I feel that copying with a .bat file is faster than doing it normally. Is this true? If it is how much faster can it be? Can anyone kindly give me some more explanation why it is faster?

  1. Craig C
    July 2, 2013 at 8:42 pm

    nope, it is not faster.

    if you take out all other variables (such as running demanding programs while trying to copy stuff) then speed is exactly the same.

    start timing from the moment of pressing 'ctrl+v' or double clicking the batch file, under the same scenario with the same file(s) being copied will not result in any speed increase.

    Tip: DO NOT waste your time looking for a faster way to copy files, although people would have you believe it, there is no magical method of program free or paid that is suddenly going to improve the speed through algorithms or whatever they claim to use. programs like these are much the same as programs that claim "600% pc speed increase" by 'cleaning' your registry.

    so to summarise:
    there's no difference in the time it takes to copy other than the process you use, e.g. depending on what you're copying if it's quicker to ctrl+c/v then use that, if it's quicker to make a batch file then do it that way, 9/10 copy/paste will make more sense but some lengthy repetitive tasks can be helped with the batch file method.

    hope this helps,

  2. Brandon Ragoo
    June 11, 2013 at 5:48 pm

    I'll say equal, the data transfer speed will depend on the hardware your PC consist of.

    • Piseth Mao
      June 12, 2013 at 1:33 am

      Yes, I'm not sure if it is faster or not but I just felt I was faster when I tried copying the same file to the same hard drive, so I asked to find out if it is true.

  3. Amit
    June 11, 2013 at 2:29 pm is faster.

    • Piseth Mao
      June 12, 2013 at 1:20 am

      Thanks but any reasons why?

  4. Degenerated S
    June 11, 2013 at 1:34 pm

    batch file copying and windows copying are basically copying through the same interface - windows , so the copy time should be almost nearly equal , it only makes difference when you are using third party softwares for copying.

    • Piseth Mao
      June 12, 2013 at 1:20 am

      Thanks for your good answer. It answer my question.

  5. Leland Whitlock
    June 11, 2013 at 3:42 am
    • Piseth Mao
      June 12, 2013 at 1:19 am

      Thanks, but I don't need it.

  6. Harshit J
    June 10, 2013 at 3:19 pm

    Directly copying should be faster. Also you Extreme Copy. See the review of best copying softwares here:

    • Piseth Mao
      June 12, 2013 at 1:19 am


  7. Oron Joffe
    June 10, 2013 at 12:48 pm

    There's a certain overhead in copying via Explorer which can make it a little slower than xcopy. If speed is important to you though, you should use a fast file copier such as TeraCopy or (see list on

    • Piseth Mao
      June 12, 2013 at 1:18 am

      Quote "There’s a certain overhead in copying via Explorer which can make it a little slower than xcopy"
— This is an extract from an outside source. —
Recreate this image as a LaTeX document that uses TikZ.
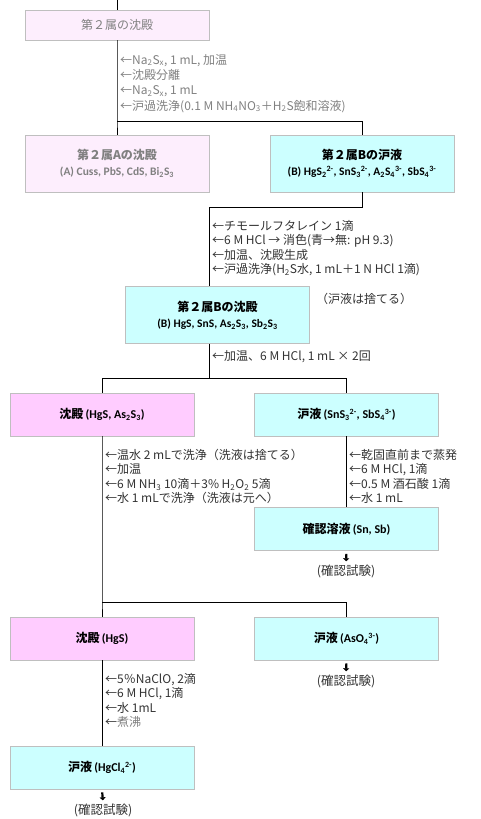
\documentclass[tikz,border=0pt]{standalone}
\usepackage{fontspec}
\setmainfont{Noto Sans CJK JP}
\newfontfamily\calfont{Carlito}
\usetikzlibrary{arrows.meta}
\definecolor{palepink}{RGB}{253,238,253}
\definecolor{pinkbox}{RGB}{255,204,255}
\definecolor{cyanbox}{RGB}{204,255,255}
\definecolor{boxline}{RGB}{191,191,191}
\definecolor{notegray}{RGB}{128,128,128}
\definecolor{notedark}{RGB}{50,50,50}
\newcommand{\bxtitle}{\fontsize{12}{14}\selectfont\bfseries}
\newcommand{\bxform}{\calfont\fontsize{11.5}{13}\selectfont\bfseries}
\newcommand{\bxformb}{\calfont\fontsize{12}{14}\selectfont\bfseries}
\tikzset{
  box/.style={draw=boxline, line width=0.8pt, minimum width=184pt, align=center, inner sep=0pt},
  tallbox/.style={box, minimum height=57pt},
  flatbox/.style={box, minimum height=43pt},
  note/.style={anchor=north west, align=left, inner sep=0pt, text=notedark, font=\fontsize{12}{14.5}\selectfont},
  testlbl/.style={inner sep=1pt, text=notedark, font=\fontsize{12.5}{14}\selectfont},
  link/.style={line width=0.8pt},
  dnarrow/.style={-{Triangle[length=3pt,width=6pt]}, line width=2.2pt, shorten <=3pt, shorten >=2pt},
}
\begin{document}
\begin{tikzpicture}[x=1pt,y=-1pt]
\useasboundingbox (0,0) rectangle (480,819);

\coordinate (top) at (117,0);
\node[box, minimum height=30pt, fill=palepink, text=notegray, font=\fontsize{12}{14}\selectfont] (grp2) at (117,25) {第２属の沈殿};
\node[note, text=notegray, font=\fontsize{12}{15.3}\selectfont] (note1) at (120,54) {←Na\textsubscript{2}S\textsubscript{x}, 1 mL, 加温\\←沈殿分離\\←Na\textsubscript{2}S\textsubscript{x}, 1 mL\\←沪過洗浄(0.1 M NH\textsubscript{4}NO\textsubscript{3}＋H\textsubscript{2}S飽和溶液)};
\coordinate (split1) at (117,121);

\node[tallbox, fill=palepink, text=notegray] (grpA) at (117,163.5) {{\bxtitle 第２属Aの沈殿}\\[4pt]{\bxform (A) Cuss, PbS, CdS, Bi\textsubscript{2}S\textsubscript{3}}};
\node[tallbox, fill=cyanbox] (grpB) at (362,163.5) {{\bxtitle 第２属Bの沪液}\\[4pt]{\bxform (B) HgS\textsubscript{2}\textsuperscript{2-}, SnS\textsubscript{3}\textsuperscript{2-}, A\textsubscript{2}S\textsubscript{4}\textsuperscript{3-}, SbS\textsubscript{4}\textsuperscript{3-}}};

\coordinate (bend1) at (209,207);
\node[note] (note2) at (212,220) {←チモールフタレイン 1滴\\←6 M HCl → 消色(青→無: pH 9.3)\\←加温、沈殿生成\\←沪過洗浄(H\textsubscript{2}S水, 1 mL＋1 N HCl 1滴)};
\node[tallbox, fill=cyanbox] (grpBppt) at (217.5,315) {{\bxtitle 第２属Bの沈殿}\\[4pt]{\bxform (B) HgS, SnS, As\textsubscript{2}S\textsubscript{3}, Sb\textsubscript{2}S\textsubscript{3}}};
\node[note, anchor=west] (discard) at (316,299) {（沪液は捨てる）};
\node[note, anchor=west] (note3) at (212,357) {←加温、6 M HCl, 1 mL × 2回};
\coordinate (split2) at (209,378);

\node[flatbox, fill=pinkbox] (ppt1) at (102,414.5) {{\bxtitle 沈殿} {\bxformb (HgS, As\textsubscript{2}S\textsubscript{3})}};
\node[flatbox, fill=cyanbox] (fil1) at (346.5,414.5) {{\bxtitle 沪液} {\bxformb (SnS\textsubscript{3}\textsuperscript{2-}, SbS\textsubscript{4}\textsuperscript{3-})}};
\node[note] (note4) at (105,449) {←温水 2 mLで洗浄（洗液は捨てる）\\←加温\\←6 M NH\textsubscript{3} 10滴＋3\% H\textsubscript{2}O\textsubscript{2} 5滴\\←水 1 mLで洗浄（洗液は元へ）};
\node[note] (note5) at (349,449) {←乾固直前まで蒸発\\←6 M HCl, 1滴\\←0.5 M 酒石酸 1滴\\←水 1 mL};
\node[flatbox, fill=cyanbox] (conf1) at (346.5,529) {{\bxtitle 確認溶液} {\bxformb (Sn, Sb)}};
\node[testlbl] (test1) at (346,571) {(確認試験)};
\coordinate (split3) at (102,602);

\node[flatbox, fill=pinkbox] (ppt2) at (102,638.5) {{\bxtitle 沈殿} {\bxformb (HgS)}};
\node[flatbox, fill=cyanbox] (fil2) at (346.5,638.5) {{\bxtitle 沪液} {\bxformb (AsO\textsubscript{4}\textsuperscript{3-})}};
\node[testlbl] (test2) at (346,681) {(確認試験)};
\node[note] (note6) at (105,673) {←5％NaClO, 2滴\\←6 M HCl, 1滴\\←水 1mL\\←{\color{notegray}煮沸}};
\node[flatbox, fill=cyanbox] (fil3) at (102,767.5) {{\bxtitle 沪液} {\bxformb (HgCl\textsubscript{4}\textsuperscript{2-})}};
\node[testlbl] (test3) at (103,810) {(確認試験)};

\draw[link] (top) -- (grp2.north);
\draw[link] (grp2.south) -- (split1) -- (grpA.north);
\draw[link] (split1) -| (grpB.north);
\draw[link] (grpB.south) |- (bend1) -- (bend1 |- grpBppt.north);
\draw[link] (grpBppt.south -| bend1) -- (split2);
\draw[link] (split2) -| (ppt1.north);
\draw[link] (split2) -| (fil1.north);
\draw[link] (ppt1.south) -- (split3) -- (ppt2.north);
\draw[link] (split3) -| (fil2.north);
\draw[link] (fil1.south) -- (conf1.north);
\draw[link] (ppt2.south) -- (fil3.north);
\draw[dnarrow] (conf1.south) -- (test1.north);
\draw[dnarrow] (fil2.south) -- (test2.north);
\draw[dnarrow] (fil3.south) -- (test3.north);
\end{tikzpicture}
\end{document}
      Yes, this should answer my question.

  8. ha14
    June 10, 2013 at 12:29 pm

    using simultaneous threads can do file copy faster

    • Piseth Mao
      June 12, 2013 at 1:17 am

      Thanks for your kind suggestion, but I want to compare the speed (transfer rate) between running batch file (xcopy...) vs copy and paste.

    • ha14
      June 12, 2013 at 10:48 am

      Robocopy vs Xcopy comparison and batch files

  9. dragonmouth
    June 10, 2013 at 11:30 am

    For repetitively copying the same files, a .bat is faster. But for one-time copying of random files, highlighting and Copy To works faster overall, IMO. If the .bat coding time is included, any speed advantage is lost. The speed of the actual copy process is determined by the slowest interface involved, usually the PATA or SATA.

    • Piseth Mao
      June 12, 2013 at 1:16 am

      I mean the transfer rate not easier it is.

  10. yuitre_
    June 10, 2013 at 11:24 am

    I've heard of file copying software such as Teracopy that are supposed to improve copy speeds by using different algorithms. On how a .bat file does that, well it's something I've never heard of. Sometimes a perceived speed increase can be nothing more than a placebo so if you want to determine how 'fast' a transfer actually is, use benchmarks.

    I think what you should consider is the speed of your hard disk. Read and write speeds will greatly determine how fast you are able to duplicate or transfer files.

    • Piseth Mao
      June 12, 2013 at 1:15 am

      Thanks for your kind answer and suggestion. In fact, I know some of third party software to do the job, but I only want to know if copying files using a batch file is faster than copying is manually via copying and pasting.